Now all this relates to the campaign in the fall. As I have written here in the past, I cannot bring myself to vote for McCain — he is out this week doing his global warming schtick. (I got up this morning — and we are within shouting distance of June — and it was snowing, for Pete’s sake. The good news is that it was not sticking.) Global warming is not that big an issue in comparison to others, but McCain’s behavior here is revealing. It reveals who John McCain thinks he has to please. And when he is in office, there is no toggle switch that we can flip that will make him not want to please them anymore.

But though I cannot vote McCain — and will be writing more about that as the campaign unfolds — I have also acknowledged that this is a relatively painless decision for me. I live in Idaho, which is about as likely to go for Obama as our ranchers here are likely to start flying our cattle at the ends of kite strings. Not going to happen any time soon. But if I lived in a swing state, and it was a nail-biter, and my very pure convictions looked like they might help make us an Obama-nation, I do confess that I would feel the pressure — mostly because of upcoming Supreme Court appointments.

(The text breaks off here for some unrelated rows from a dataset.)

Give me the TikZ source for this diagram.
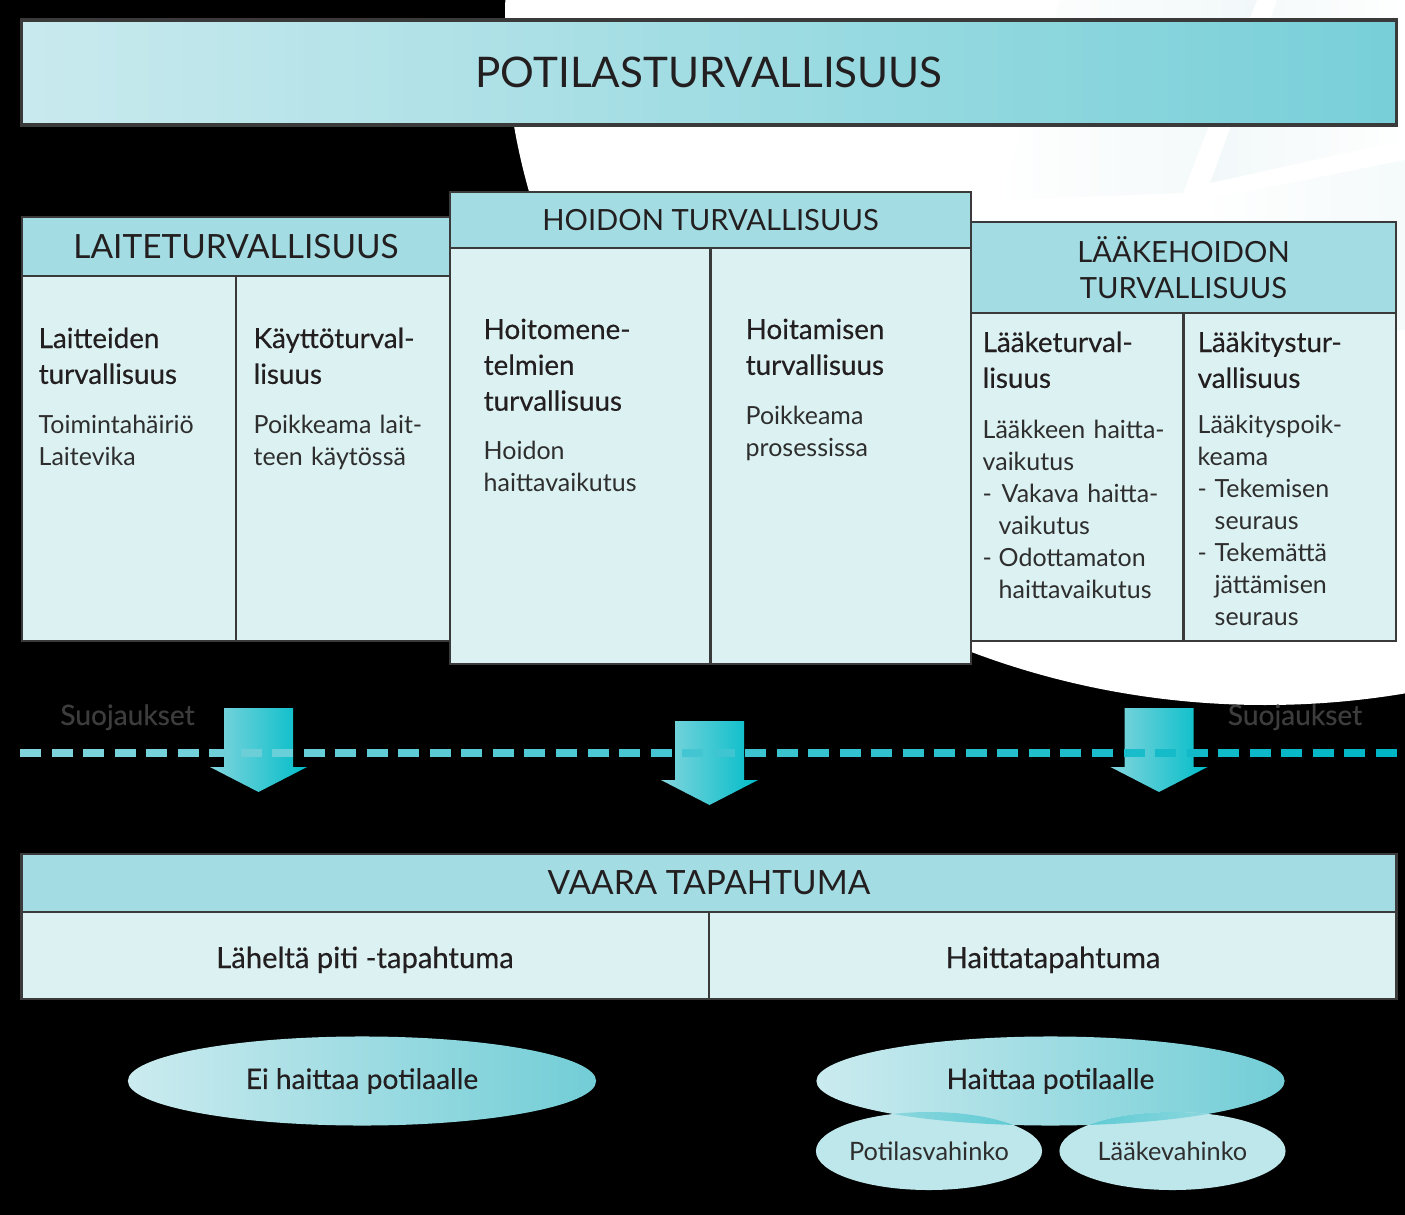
\documentclass[tikz,border=0pt]{standalone}
\usepackage{fontspec}
\setmainfont{Lato}
\newfontfamily\subfont{Lato}[FakeBold=0.35]
\usetikzlibrary{positioning}
\usetikzlibrary{shapes.geometric}

\definecolor{titleL}{HTML}{C9EAEE}
\definecolor{titleR}{HTML}{78CFD8}
\definecolor{headfill}{HTML}{A3DDE3}
\definecolor{bodyfill}{HTML}{DCF1F2}
\definecolor{boxline}{HTML}{3A3A3A}
\definecolor{arrowL}{HTML}{83D5DD}
\definecolor{arrowR}{HTML}{00BDC9}
\definecolor{dashL}{HTML}{80D4DC}
\definecolor{dashR}{HTML}{00B6C6}
\definecolor{ellL}{HTML}{CBEBEF}
\definecolor{ellR}{HTML}{72CDD6}
\definecolor{smallell}{HTML}{BEE7EB}
\definecolor{ovL}{HTML}{A6DEE3}
\definecolor{ovR}{HTML}{55C8D2}
\definecolor{inktext}{HTML}{231F20}
\definecolor{softtext}{HTML}{2E2E2E}
\definecolor{guardgray}{HTML}{3D3D3D}
\definecolor{streak}{HTML}{E6F3F5}

\tikzset{
  boxframe/.style={draw=boxline, line width=0.7pt, outer sep=0pt, inner sep=0pt},
  titlebox/.style={boxframe, line width=0.9pt, left color=titleL, right color=titleR,
    text=inktext, font=\fontsize{12}{14}\selectfont},
  headbox/.style={boxframe, fill=headfill, text=inktext, align=center},
  bodybox/.style={boxframe, fill=bodyfill},
  divider/.style={draw=boxline, line width=0.7pt},
  subhead/.style={anchor=base west, inner sep=0pt, text=inktext, align=left,
    text width=1.95cm, font=\subfont\fontsize{7.9}{10.2}\selectfont},
  bodytext/.style={anchor=base west, inner sep=0pt, text=softtext, align=left,
    text width=1.95cm, font=\fontsize{7.1}{9.1}\selectfont},
  eventtext/.style={anchor=base, inner sep=0pt, text=inktext,
    font=\subfont\fontsize{8.3}{10}\selectfont},
  guardtext/.style={anchor=base, inner sep=0pt, text=guardgray,
    font=\subfont\fontsize{8}{10}\selectfont},
  bigell/.style={ellipse, inner sep=0pt, minimum width=4.68cm, minimum height=0.89cm,
    left color=ellL, right color=ellR, text=inktext,
    font=\subfont\fontsize{8}{10}\selectfont},
  smallellipse/.style={ellipse, inner sep=0pt, minimum width=2.26cm, minimum height=0.78cm,
    fill=smallell, text=softtext, font=\fontsize{7.2}{9}\selectfont}
}

\begin{document}
\begin{tikzpicture}[x=0.01cm, y=-0.01cm]
\useasboundingbox (0,0) rectangle (1405,1215);
\fill[black] (0,0) rectangle (1405,1215);
\begin{scope}
\clip (0,0) rectangle (1405,1215);
\fill[white] (1265,20) ellipse [x radius=760, y radius=685];
\clip (1265,20) ellipse [x radius=760, y radius=685];
\shade[left color=white, right color=streak, opacity=0.5] (1060,0) -- (1257,0) -- (1183,193) -- (1000,200) -- cycle;
\shade[left color=streak, right color=white, opacity=0.5] (1277,0) -- (1405,0) -- (1405,140) -- (1210,183) -- cycle;
\shade[left color=white, right color=streak, opacity=0.4] (1205,200) -- (1405,160) -- (1405,330) -- (1300,330) -- cycle;
\end{scope}

\node[titlebox, minimum width=13.74cm, minimum height=1.05cm] (title) at (709,72.5) {POTILASTURVALLISUUS};

% laitteet
\node[headbox, minimum width=4.28cm, minimum height=0.59cm, font=\fontsize{9.5}{11}\selectfont] (laiteHead) at (236,246.5) {LAITETURVALLISUUS};
\node[bodybox, minimum width=4.28cm, minimum height=3.65cm, below=0pt of laiteHead] (laiteBody) {};
\draw[divider] (laiteHead.south) -- (laiteBody.south);

% laakehoito
\node[headbox, minimum width=4.25cm, minimum height=0.91cm, font=\fontsize{8.3}{10.2}\selectfont] (laakeHead) at (1183.5,267.5) {LÄÄKEHOIDON\\TURVALLISUUS};
\node[bodybox, minimum width=4.25cm, minimum height=3.28cm, below=0pt of laakeHead] (laakeBody) {};
\draw[divider] (laakeHead.south) -- (laakeBody.south);

% hoito
\node[headbox, minimum width=5.21cm, minimum height=0.56cm, font=\fontsize{8.3}{10}\selectfont] (hoitoHead) at (710.5,220) {HOIDON TURVALLISUUS};
\node[bodybox, minimum width=5.21cm, minimum height=4.16cm, below=0pt of hoitoHead] (hoitoBody) {};
\draw[divider] (hoitoHead.south) -- (hoitoBody.south);

\node[subhead] (laitteidenT) at (38,348) {Laitteiden\\turvallisuus};
\node[bodytext] (toimintaT) at (38,433) {Toimintahäiriö\\Laitevika};
\node[subhead] (kayttoT) at (253,348) {Käyttöturval-\\lisuus};
\node[bodytext] (poikkeamaT) at (253,433) {Poikkeama lait-\\teen käytössä};
\node[subhead] (hoitomT) at (483,339) {Hoitomene-\\telmien\\turvallisuus};
\node[bodytext] (hoidonT) at (483,459) {Hoidon\\haittavaikutus};
\node[subhead] (hoitamT) at (745,339) {Hoitamisen\\turvallisuus};
\node[bodytext] (prosessiT) at (745,424) {Poikkeama\\prosessissa};
\node[subhead] (laaketT) at (982,352) {Lääketurval-\\lisuus};
\node[bodytext] (haittavT) at (982,438) {Lääkkeen haitta-\\vaikutus\\\makebox[0.19cm][l]{-}Vakava haitta-\\\hspace*{0.16cm}vaikutus\\\makebox[0.16cm][l]{-}Odottamaton\\\hspace*{0.16cm}haittavaikutus};
\node[subhead] (laakitysT) at (1197,352) {Lääkitystur-\\vallisuus};
\node[bodytext] (spoikT) at (1197,433) {Lääkityspoik-\\keama\\\makebox[0.17cm][l]{-}Tekemisen\\\hspace*{0.17cm}seuraus\\\makebox[0.17cm][l]{-}Tekemättä\\\hspace*{0.17cm}jättämisen\\\hspace*{0.17cm}seuraus};

% suojaukset
\node[guardtext] (suojaL) at (127.5,725) {Suojaukset};
\node[guardtext] (suojaR) at (1295,725) {Suojaukset};
\foreach \ax/\ay in {258.5/708, 709.5/721, 1159/708}
  \shade[left color=arrowL, middle color=arrowR, right color=arrowR]
    (\ax-34.5,\ay) -- (\ax+34.5,\ay) -- (\ax+34.5,\ay+59) -- (\ax+48.5,\ay+59)
    -- (\ax,\ay+84) -- (\ax-48.5,\ay+59) -- (\ax-34.5,\ay+59) -- cycle;
\foreach \k in {0,...,43}{
  \pgfmathsetmacro\dx{20+31.53*\k}
  \pgfmathtruncatemacro\mixp{100*\k/43}
  \fill[dashR!\mixp!dashL] (\dx,749) rectangle ++(21,8);
}

% vaara
\node[headbox, minimum width=13.74cm, minimum height=0.58cm, font=\fontsize{9.5}{11}\selectfont] (vaaraHead) at (709,883) {VAARA TAPAHTUMA};
\node[bodybox, minimum width=13.74cm, minimum height=0.87cm, below=0pt of vaaraHead] (vaaraBody) {};
\draw[divider] (vaaraHead.south) -- (vaaraBody.south);
\node[eventtext] (laheltaT) at (365,968) {Läheltä piti -tapahtuma};
\node[eventtext] (haittaT) at (1053,968) {Haittatapahtuma};

\node[bigell] (eiHaitta) at (362,1081) {Ei haittaa potilaalle};
\node[bigell] (haitta) at (1050.5,1081) {Haittaa potilaalle};
\node[smallellipse] (potilasV) at (929,1151) {Potilasvahinko};
\node[smallellipse] (laakeV) at (1172.5,1151) {Lääkevahinko};
\begin{scope}
\clip (haitta.center) ellipse [x radius=234.5, y radius=44.5];
\shade[left color=ovL, right color=ovR] (potilasV.center) ellipse [x radius=113, y radius=39];
\shade[left color=ovR, right color=ovL] (laakeV.center) ellipse [x radius=112.5, y radius=39];
\end{scope}
\end{tikzpicture}
\end{document}
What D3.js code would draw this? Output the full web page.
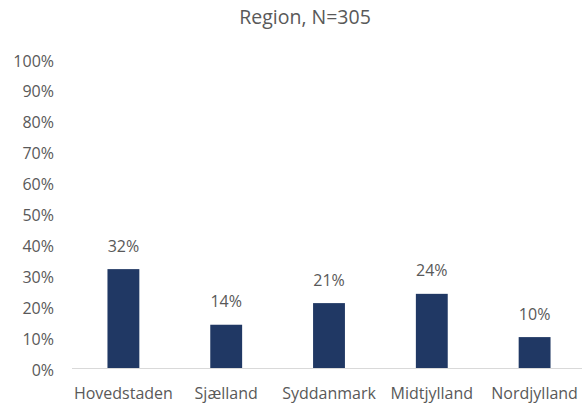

So I want to make a deal with my Christian friends who are going to vote for McCain for reasons of realpolitik. I understand it, and I can even sympathize with it. I know what the pressures are. But if you understand biblical worldview thinking at all, you have to be holding your nose while you vote. Your bumper sticker has to be “McCain I Suppose” and not “McCain for Savior!” Blasphemous adulation is far more likely a sin for conservative Christians to commit than blasphemous hatred. As the apostle John would tell us all, “Little children, keep yourselves from idols.”